A company generally does not list on an exchange until it has reached a certain level of success and has a mature user base or revenue stream. As a result, massive value is created in the pre-listing phase, making it an attractive opportunity for investment planning. It is for this reason that investors remain eager to grab a slice of that value.

However, you need to know five risk factors associated with investing in unlisted shares to make sure that getting that bite does not leave you bitter. 

1. Less transparency

When investing in any listed company, it is by law that the company is mandated to publicly report information that might impact the share prices. This could be anything from including a new business plan, any new deal, plans of borrowing money or even paying off any liabilities.

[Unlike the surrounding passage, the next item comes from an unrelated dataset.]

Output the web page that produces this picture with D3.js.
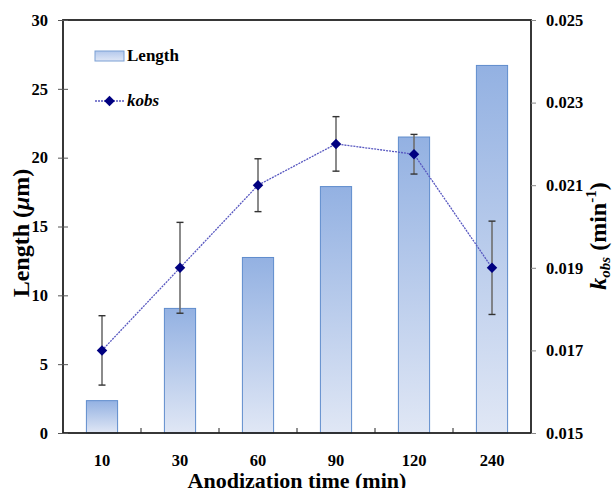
<!DOCTYPE html>
<html>
<head>
<meta charset="utf-8">
<script src="https://cdn.jsdelivr.net/npm/d3@7"></script>
<style>
  body { margin: 0; background: #fff; }
  text { font-family: "Liberation Serif", "Times New Roman", serif; font-weight: bold; fill: #000; }
</style>
</head>
<body>
<svg id="chart" width="615" height="488"></svg>
<script>
// data
const times = ["10", "30", "60", "90", "120", "240"];
const lengthUm = [2.35, 9.05, 12.75, 17.9, 21.5, 26.7];
const kobs = [0.0170, 0.0190, 0.0210, 0.0220, 0.02175, 0.0190];
const kobsErr = [0.00084, 0.0011, 0.00064, 0.00066, 0.00048, 0.00113];
const lengthTicks = [0, 5, 10, 15, 20, 25, 30];
const kobsTicks = [0.015, 0.017, 0.019, 0.021, 0.023, 0.025];

(function(d3) {
  const svg = d3.select("#chart");
  const left = 63, right = 531, top = 20, bottom = 433;

  const x = d3.scaleBand().domain(times).range([left, right]).paddingInner(0.6).paddingOuter(0.3);
  const yL = d3.scaleLinear().domain([0, 30]).range([bottom, top]);
  const yR = d3.scaleLinear().domain([0.015, 0.025]).range([bottom, top]);

  // gradient for bars
  const defs = svg.append("defs");
  const grad = defs.append("linearGradient")
    .attr("id", "barGrad").attr("x1", 0).attr("y1", 0).attr("x2", 0).attr("y2", 1);
  grad.append("stop").attr("offset", "0%").attr("stop-color", "#93b1e2");
  grad.append("stop").attr("offset", "100%").attr("stop-color", "#e0e7f5");

  // bars
  svg.append("g").selectAll("rect")
    .data(times)
    .enter()
    .append("rect")
    .attr("x", d => x(d))
    .attr("width", x.bandwidth())
    .attr("y", (d, i) => yL(lengthUm[i]))
    .attr("height", (d, i) => bottom - yL(lengthUm[i]))
    .attr("fill", "url(#barGrad)")
    .attr("stroke", "#5f8ccc")
    .attr("stroke-width", 1);

  // frame
  svg.append("rect")
    .attr("x", left).attr("y", top)
    .attr("width", right - left).attr("height", bottom - top)
    .attr("fill", "none").attr("stroke", "#222").attr("stroke-width", 1.8);

  // left axis
  const axL = svg.append("g")
    .attr("transform", `translate(${left},0)`)
    .call(d3.axisLeft(yL).tickValues(lengthTicks).tickSizeInner(5).tickSizeOuter(0).tickPadding(10));
  axL.select(".domain").remove();
  axL.selectAll(".tick line").attr("x1", 5).attr("stroke", "#555");
  axL.selectAll(".tick text").style("font-size", "16.5px").style("font-family", null);

  // right axis
  const axR = svg.append("g")
    .attr("transform", `translate(${right},0)`)
    .call(d3.axisRight(yR).tickValues(kobsTicks).tickFormat(d3.format(".3f")).tickSizeInner(5).tickSizeOuter(0).tickPadding(10));
  axR.select(".domain").remove();
  axR.selectAll(".tick line").attr("stroke", "#888");
  axR.selectAll(".tick text").style("font-size", "16.5px").style("font-family", null);

  // bottom axis labels
  const axB = svg.append("g")
    .attr("transform", `translate(0,${bottom})`)
    .call(d3.axisBottom(x).tickSize(0).tickPadding(21));
  axB.select(".domain").remove();
  axB.selectAll(".tick text").style("font-size", "16.5px").style("font-family", null);

  // bottom ticks between categories, pointing up
  const bounds = times.slice(1).map(d => x(d) - x.step() * x.paddingInner() / 2);
  svg.append("g").selectAll("line")
    .data(bounds)
    .enter()
    .append("line")
    .attr("x1", d => d).attr("x2", d => d)
    .attr("y1", bottom).attr("y2", bottom - 5)
    .attr("stroke", "#222").attr("stroke-width", 1);

  // error bars
  const cx = d => x(d) + x.bandwidth() / 2;
  const eb = svg.append("g");
  times.forEach((d, i) => {
    const hi = yR(kobs[i] + kobsErr[i]), lo = yR(kobs[i] - kobsErr[i]);
    eb.append("line").attr("x1", cx(d)).attr("x2", cx(d)).attr("y1", hi).attr("y2", lo)
      .attr("stroke", "#6e6e6e").attr("stroke-width", 1.6);
    [hi, lo].forEach(yy => {
      eb.append("line").attr("x1", cx(d) - 3.5).attr("x2", cx(d) + 3.5).attr("y1", yy).attr("y2", yy)
        .attr("stroke", "#333").attr("stroke-width", 1.4);
    });
  });

  // kobs line
  const line = d3.line().x((d, i) => cx(times[i])).y(d => yR(d));
  svg.append("path")
    .datum(kobs)
    .attr("d", line)
    .attr("fill", "none")
    .attr("stroke", "#5858c0")
    .attr("stroke-width", 1.3)
    .attr("stroke-dasharray", "2,1");

  const diamond = d3.symbol().type(d3.symbolDiamond2).size(70);
  svg.append("g").selectAll("path")
    .data(kobs)
    .enter()
    .append("path")
    .attr("d", diamond)
    .attr("transform", (d, i) => `translate(${cx(times[i])},${yR(d)})`)
    .attr("fill", "#000080");

  // legend
  const lg = svg.append("g");
  const lgGrad = defs.append("linearGradient")
    .attr("id", "lgGrad").attr("x1", 0).attr("y1", 0).attr("x2", 0).attr("y2", 1);
  lgGrad.append("stop").attr("offset", "0%").attr("stop-color", "#b3c8ec");
  lgGrad.append("stop").attr("offset", "100%").attr("stop-color", "#dfe7f6");
  lg.append("rect").attr("x", 95).attr("y", 51).attr("width", 29).attr("height", 10)
    .attr("fill", "url(#lgGrad)").attr("stroke", "#7a9fd4");
  lg.append("text").attr("x", 127).attr("y", 61).style("font-size", "17px").text("Length");
  lg.append("line").attr("x1", 95).attr("x2", 124).attr("y1", 101).attr("y2", 101)
    .attr("stroke", "#5858c0").attr("stroke-width", 1.3).attr("stroke-dasharray", "2,1");
  lg.append("path").attr("d", diamond).attr("transform", "translate(109.5,101)").attr("fill", "#000080");
  lg.append("text").attr("x", 127).attr("y", 106).style("font-size", "17px").style("font-style", "italic").text("kobs");

  // axis titles
  const tL = svg.append("text")
    .attr("transform", "translate(29,233) rotate(-90)")
    .attr("text-anchor", "middle")
    .style("font-size", "24px");
  tL.append("tspan").text("Length (");
  tL.append("tspan").style("font-style", "italic").text("\u03bc");
  tL.append("tspan").text("m)");

  const tR = svg.append("text")
    .attr("transform", "translate(606,236) rotate(-90)")
    .attr("text-anchor", "middle")
    .style("font-size", "24px");
  tR.append("tspan").style("font-style", "italic").text("k");
  tR.append("tspan").style("font-style", "italic").style("font-size", "15px").attr("dy", 4).text("obs");
  tR.append("tspan").attr("dy", -4).text(" (min");
  tR.append("tspan").style("font-size", "15px").attr("dy", -10).text("-1");
  tR.append("tspan").attr("dy", 10).text(")");

  svg.append("text")
    .attr("x", (left + right) / 2).attr("y", 488)
    .attr("text-anchor", "middle")
    .style("font-size", "22px")
    .text("Anodization time (min)");
})(d3);
</script>
</body>
</html>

However, for unlisted companies the scenario is different. These companies are not under any obligation to inform you about the abovementioned change even if you hold a significant number of company shares. Major decisions are generally taken by the promoter of the company or big investors.

2. Liquidity Risk:

For any investment liquidity risk is considered to be the biggest risk. In simpler terms, it means that you may not be able to sell your investment whenever you need money without making any significant loss of capital.

Let’s say you own 100 shares of a company. Having learned that the company will go public soon, the value of your investment has soared 10x due to increased demand in anticipation of the IPO.

Now, if you need money for an emergency purpose. Redeeming your investment at this time is the best decision. But now imagine a situation where the company announces it won’t offer an IPO for another six months because the market isn’t conducive.

The uncertainty has crept in and you are forced to hold on to your investments when few investors want to buy your shares. A liquidity risk like this is just one example. In addition to unlisted shares, low-volume shares on stock exchanges can also be subject to this risk.

3. Valuation Risk:

When there is no liquid market and little financial information about the company, it is difficult to determine a fair value.

An analyst typically values a company by its earnings statements, its growth plans, how it manages its debt, and how management speaks about it. Tracking the demand and supply of shares is valued by the market. In most cases, this is reflected in the price of the shares.

In the case of unlisted shares, most of this information is either unavailable or not readily accessible. Thus, you may be paying much more or selling it for much less than the share is worth.

4. Dilution Risk:

Businesses that are in the growth phase try to generate capital to expedite their expansion plans. A major way to get capital is to issue new shares of the company to new investors. You may have to do this, but it usually means that your shares are worth less than they were before.

To understand this, let’s examine a simple example.

A company with a value of Rs 100 crore has 100 issued shares. In other words, every share now has a value of Rs 1 crore. As a result, the company’s management approves the issuance of 20 shares to a new private equity investor for the same valuation.

Now there are 120 shares and the value of the company is still at Rs 100 crore, meaning the value of one share falls to Rs 83.33 lakh.

This is a bare-bone example and practically, issuing shares is much more complex, but it gives you an idea of the dilution risk for the existing investors

Also Read: What is Financial Risk and How to Control It?

5. Market Risk:

Unlisted markets are affected by the sentiments in the listed markets. Whenever the listed markets rise and investors trade high, the unlisted market also sees an increase in demand for shares.

On the other hand, pessimism in the stock market can also quickly spread to the unlisted market. Consequently, if you want to sell your investments, you may not get the best price.